At a young age, there's no doubt kids would rather be home watching TV than learning algebra. It might be difficult to tell if they're trying to chuck a sickie, but new research has found one way to minimise the risk of being bed-ridden.
According to a new study published in the journal Pediatrics, children who washed their hands with sanitiser instead of soap missed less school, suffered fewer respiratory infections and antibiotic prescriptions.
Recruiting 911 three-year-old children from 24 day care centres in Spain, researchers divided the participants into three groups. The first group used hand sanitiser, the second used soap and water while the remaining volunteers followed their usual hand-washing routine.
The first two groups were under strict hygiene protocols - required to wash their hands before and after lunch, when they got home, after coughing, sneezing or blowing their noses.

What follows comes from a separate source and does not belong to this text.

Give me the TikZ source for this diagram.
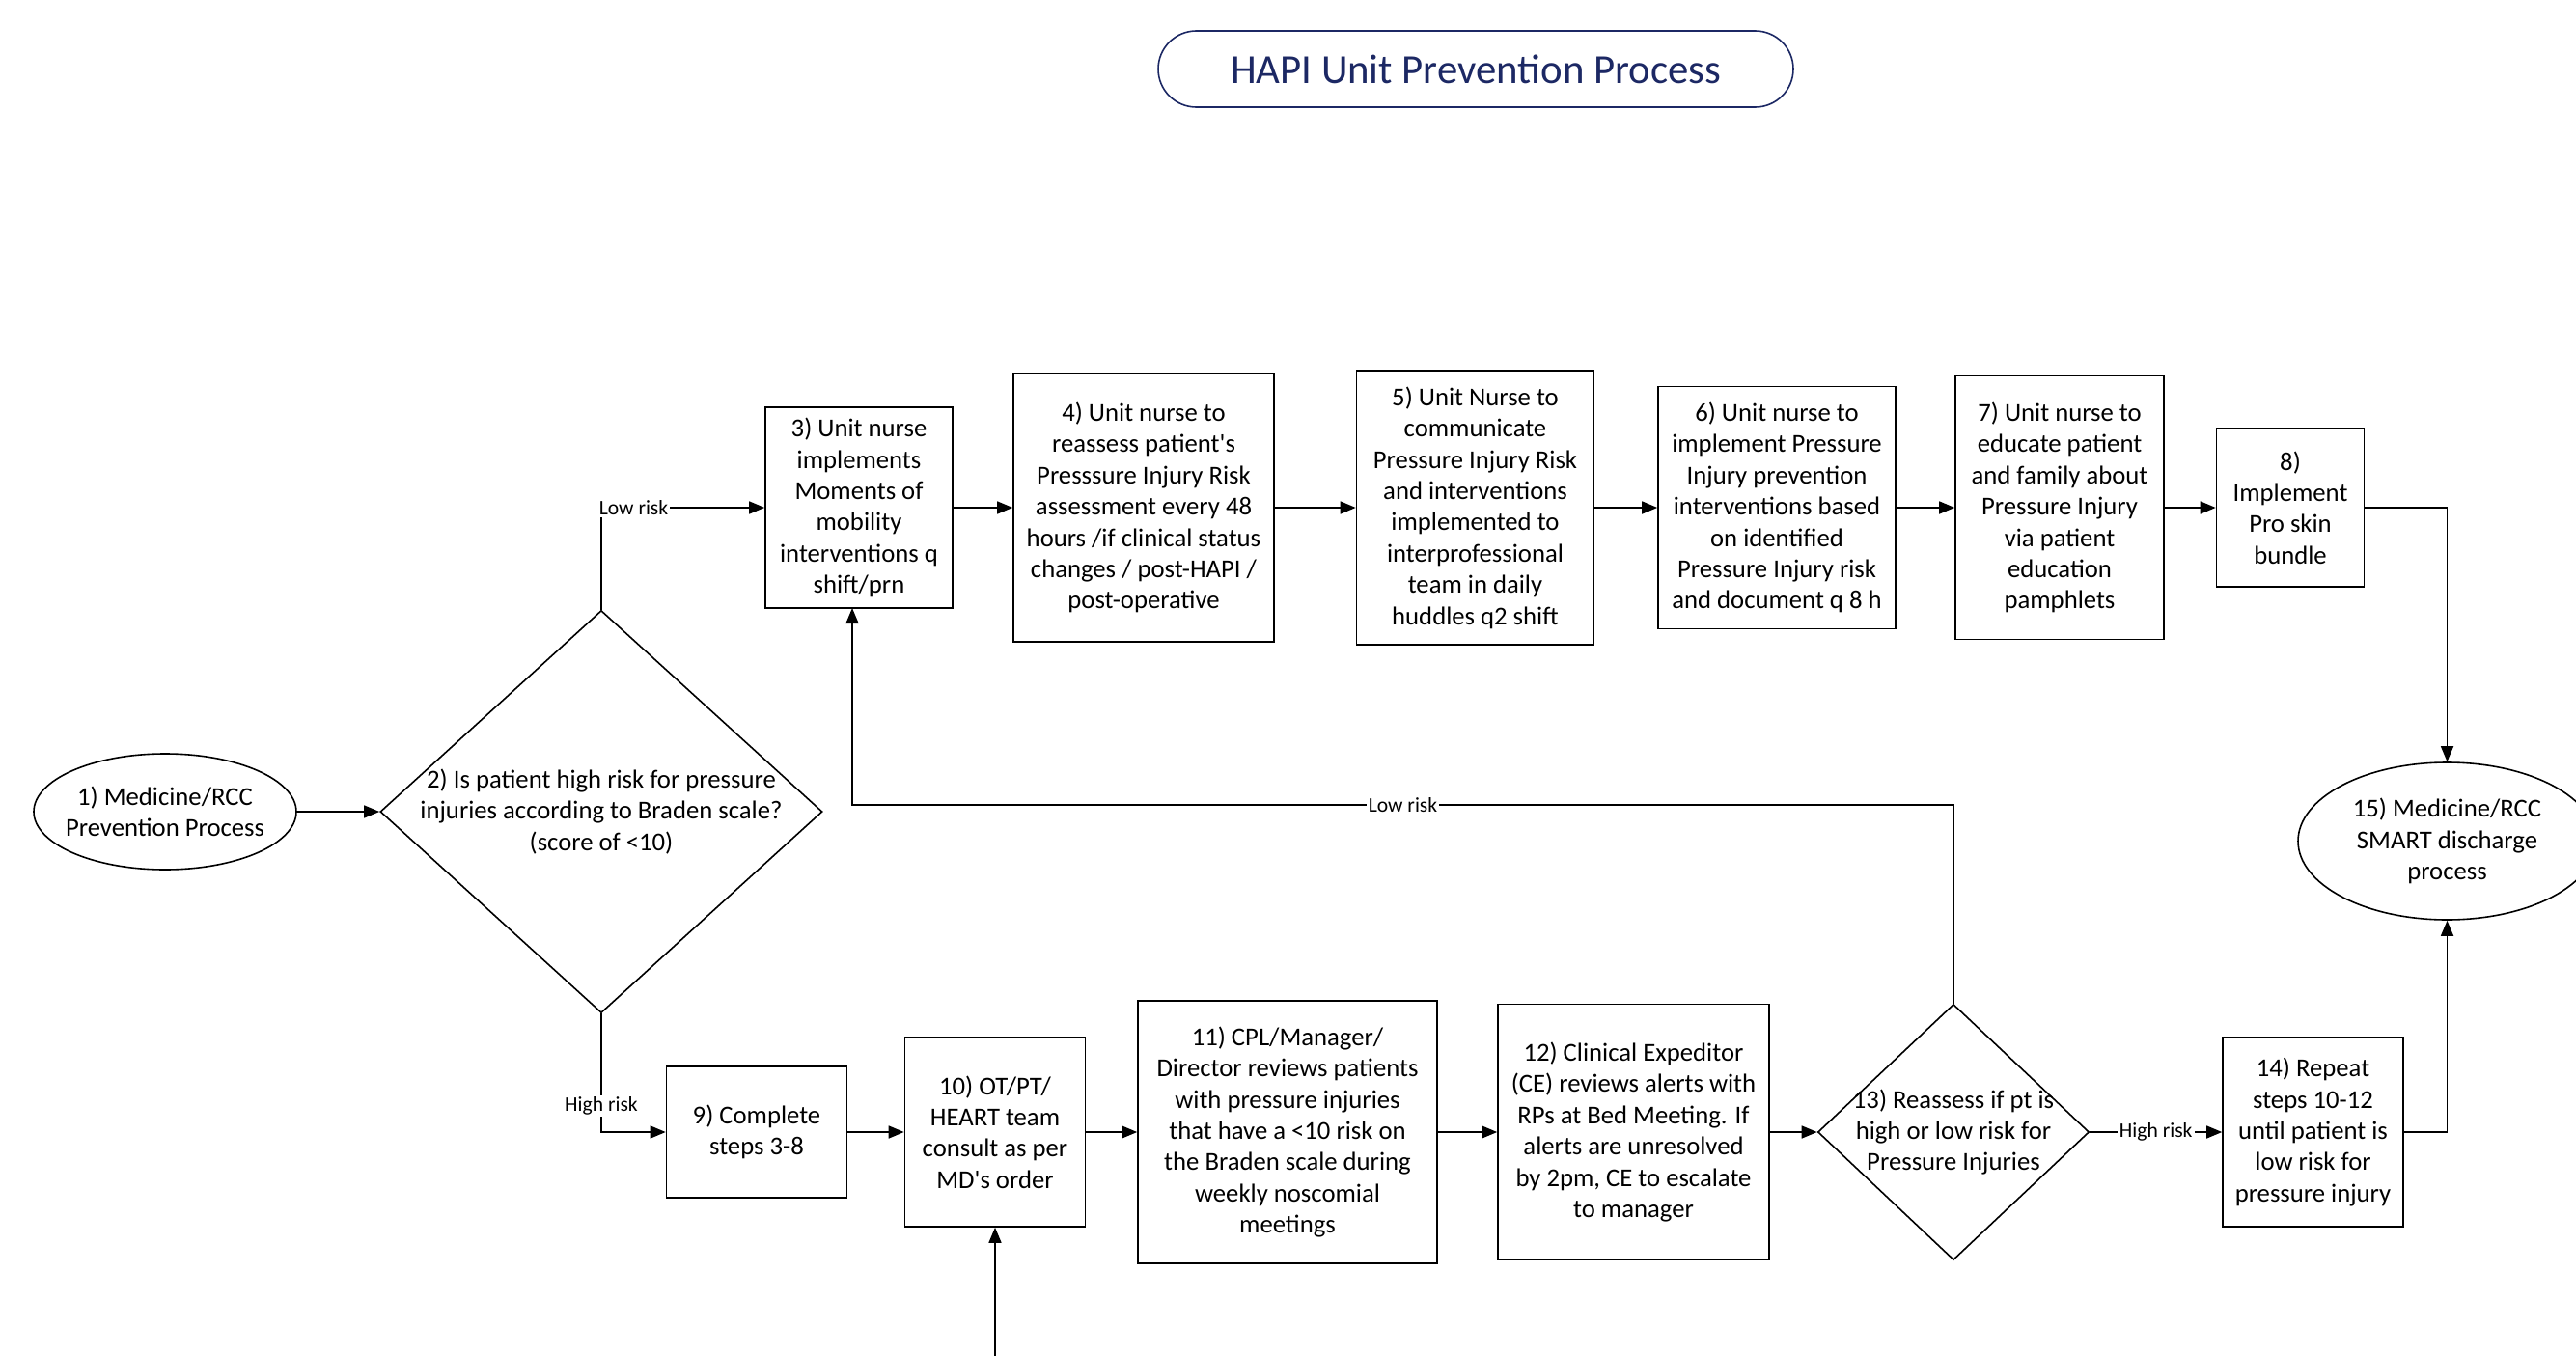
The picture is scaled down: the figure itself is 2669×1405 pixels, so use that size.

Over eight months, 5211 respiratory infections were recorded, resulting in 5186 missed days. According to the findings, the group using hand sanitiser were best off: missing 3.25 per cent of days of day care. Meanwhile, the soap and water group missed 3.9 per cent while those going about their usual business missed 4.2 per cent of days.
Interestingly, washing with soap and water saw a 21 per cent increase in risk of contracting a respiratory infection, including runny noses, congestion, coughing and sore throat. They were also 31 per cent more likely to be prescribed antibiotics than those using hand sanitiser.
"I think that the main contribution of this paper is its focus on really young children in day care," says chief medical and scientific officer emeritus at the Institute of Healthcare ImprovementDr. Don Goldmann, speaking to abc15.
"I think this does build on previous literature to support the notion that you can reduce the spread of respiratory tract infections in really young kids if you use alcohol hand sanitiser."
Although not part of the study, Goldman suggests the study lacks details about implementing the program.
"If you were in the Bronx in New York and wanted to implement this program, you probably would need to contact the investigators to understand the specifics of what they did and how they did it," continues Goldmann.